I was puzzled, not to say mystified, when I began reading Phases of Gravity by Dan Simmons. Like a lot of Simmons fans, my entry to his fiction was the Hyperion series. I’ve since read many of his books, both newer and older, but hadn’t ever seen Phases. All was cleared up when I learned that it is a 1989 title. It’s being reissued in late 2011 by Subterranean Press, the Michigan house that specializes in fancy, signed, hardcover collectors’ editions.
That 1989 publication date explains why the explosion of the space shuttle Challenger is treated as a recent and still traumatic event. And perhaps why the main character, former astronaut Richard Baedecker, is undergoing a midlife crisis; Simmons had recently turned 40 when the book was published. This is not a science fiction story but a quiet story of a man trying to find a reason to go on with life after he has seemingly fulfilled his dreams but finds himself bereft of human connections.
When we meet Baedecker, one of the handful of astronauts who actually strode upon the Moon, he is in India attempting to connect with his grown son. Scott has become a follower of an Indian guru who resembles the Baghwan Shree Rajneesh. Richard and Scott’s mother are divorced, and he and Scott have a distant and cool relationship. Richard spends some time with Maggie, a friend of Scott’s, hanging around India as they wait for Scott to appear.

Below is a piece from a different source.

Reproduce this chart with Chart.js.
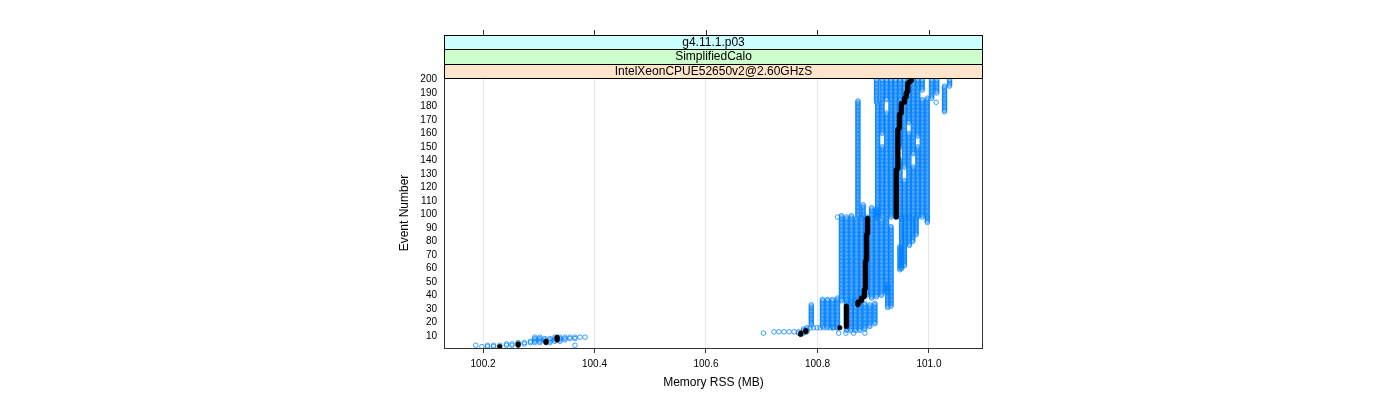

The story then proceeds on two tracks, one in the “present” as Baedecker returns to the U.S. and attempts to get his life back on track, and one in flashbacks of the past in which we get intimations about how it fell apart. The two come together in a semi-melodramatic episode involving the death of the other astronaut who walked on the Moon with Baedecker, and another in which Baedecker rescues Scott from the guru’s cult. Along the way, Baedecker spends a lot of time examining his life, in which time with his family was sacrificed to the space program.

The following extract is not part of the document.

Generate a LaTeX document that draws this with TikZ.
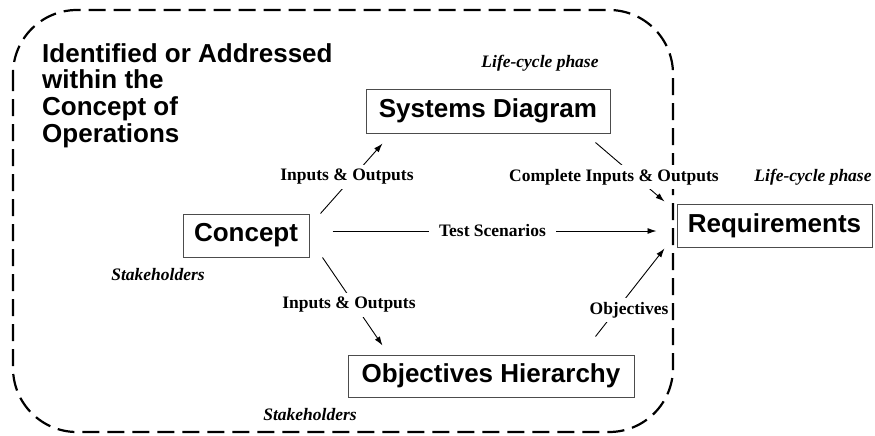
\documentclass[tikz,border=0pt]{standalone}
\usepackage{fontspec}
\setmainfont{Liberation Serif}
\setsansfont{Liberation Sans}
\usetikzlibrary{arrows.meta}

\tikzset{
  phasebox/.style={draw=black!70, line width=1pt, inner sep=0pt, fill=white,
    font=\sffamily\bfseries\fontsize{26}{28}\selectfont},
  flowlabel/.style={fill=white, inner xsep=2pt, inner ysep=4pt,
    font=\bfseries\fontsize{17.5}{19}\selectfont},
  notelabel/.style={inner sep=0pt, font=\bfseries\itshape\fontsize{17.5}{19}\selectfont},
  flow/.style={line width=0.9pt, -{Latex[length=9pt,width=6pt]}},
  scopeline/.style={line width=2.2pt, dash pattern=on 17pt off 8pt, rounded corners=64pt}
}

\begin{document}
\begin{tikzpicture}[x=1pt, y=-1pt]
\useasboundingbox (0,0) rectangle (875,436);

% scope of the concept of operations
\draw[scopeline] (13,10) rectangle (673,432);

% title of the scope
\node[anchor=north west, inner sep=0pt, align=left,
      font=\sffamily\bfseries\fontsize{26}{26.7}\selectfont] (title) at (42,43)
  {Identified or Addressed\\within the\\Concept of\\Operations};

% phase boxes
\node[phasebox, minimum width=244pt, minimum height=44pt] (sys) at (488,111) {Systems Diagram};
\node[phasebox, minimum width=126pt, minimum height=43pt] (concept) at (246,235.5) {Concept};
\node[phasebox, minimum width=195pt, minimum height=43pt] (req) at (774.5,225.5) {Requirements};
\node[phasebox, minimum width=286pt, minimum height=42pt] (obj) at (491,376) {Objectives Hierarchy};

% connectors
\draw[flow] ([xshift=11pt]concept.north east) -- ([xshift=17pt,yshift=-10pt]sys.south west);
\draw[flow] ([xshift=13pt]concept.south east) -- ([xshift=35pt,yshift=9pt]obj.north west);
\draw[flow] ([xshift=23pt,yshift=4.5pt]concept.east) -- ([xshift=-20pt,yshift=-5.5pt]req.west);
\draw[flow] ([xshift=-15pt,yshift=-9pt]sys.south east) -- ([xshift=-12pt,yshift=2pt]req.north west);
\draw[flow] ([xshift=-39pt,yshift=18pt]obj.north east) -- ([xshift=-12pt,yshift=-1pt]req.south west);

% connector labels
\node[flowlabel] (io1) at (347,177) {Inputs \& Outputs};
\node[flowlabel] (io2) at (349,305) {Inputs \& Outputs};
\node[flowlabel] (cio) at (614,177) {Complete Inputs \& Outputs};
\node[flowlabel, inner xsep=10pt] (ts) at (492.5,231) {Test Scenarios};
\node[flowlabel] (objl) at (629,310) {Objectives};

% annotations
\node[notelabel] (lc1) at (540,63) {Life-cycle phase};
\node[notelabel] (lc2) at (813,177) {Life-cycle phase};
\node[notelabel] (sh1) at (158,275) {Stakeholders};
\node[notelabel] (sh2) at (310,415) {Stakeholders};
\end{tikzpicture}
\end{document}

Throughout, Simmons deftly weaves the theme of gravity, weight and falling, both literal and as a symbol of the toll time takes on a life. And “falling” as a metaphor for love, of course.
The book kept me interested, in spite of it being dated. As someone who lived through the race for the Moon and the horror of the Challenger disaster, as well as the bizarre Rajneesh episode in my home state, I identified with most of the story’s main incidents. Ultimately, I cared about what happened to Baedecker, although I was disappointed in Simmons for falling into the tired cliche of the May-December romance as the middle-aged man’s salvation.